Fast-forward to Waialua, Hawaii in the early 1990s, where the modern food truck emerged in the form of Giovanni’s Shrimp Truck. Giovanni’s original truck was a converted 1950s-era bread truck, which circled the North Shore each day and made stops in various locations so people could walk up and order meals.
This sort of ad-hoc system of food delivery would later take hold in mid-aughts Los Angeles, which saw not only a food truck boom, but one that celebrated the diversity of L.A.’s population and palette. Perhaps the most notable truck in the L.A. food truck revival scene is Kogi, which specializes in fusion dishes like short-rib tacos and kimchi dogs.
This solution-driven approach to food service — emphasizing mobility, accessibility and relative affordability — exemplifies the idea that industries can and will adapt to the needs of consumers.
Similar to the developments in the food truck industry, goTenna was developed as a solution to meet communications needs in critical situations where conventional comms infrastructure is lacking. At massive music festivals like Bonnaroo, where tens of thousands of fans descend on generally remote areas and quickly overwhelm available bandwidth, communication among festival goers is unnecessary difficult and goTenna’s capability becomes paramount.

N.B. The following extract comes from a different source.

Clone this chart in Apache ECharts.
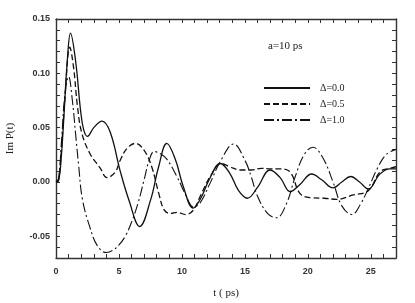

So we teamed up with The Knoxville-based Savory and Sweet Truck at Bonnaroo 2017 and the upcoming Electric Forest festival by outfitting their team with goTennas to facilitate communication. The Savory and Sweet crew spent two weekends on The Farm serving festival goers and Bonnaroo staffers. Helmed by husband-and-wife co-owners Byron and Kiki Sambat, Savory and Sweet was one of the first modern food trucks in Knoxville, and spearheaded a culinary movement by working with the city to establish food truck regulations for vendors.
Bonnaroo features a wide array of food trucks at its hub for mobile grub, the Food Truck Oasis. With multiple staffs working among the thousands of festival attendees, the Savory and Sweet crew maintained open lines of communication among their team by using goTennas.
These sorts of pop-up marketplaces are able to cater to the needs of 40,000+ sun-drenched festival goers in a remote concert destination, and those teams staffing the events need to be able to perform their job duties on the go, constantly adapting to crowds, weather, inventory and countless other factors — not the least of which includes poor cell coverage. Enter goTenna. And enjoy the kim-chi taco.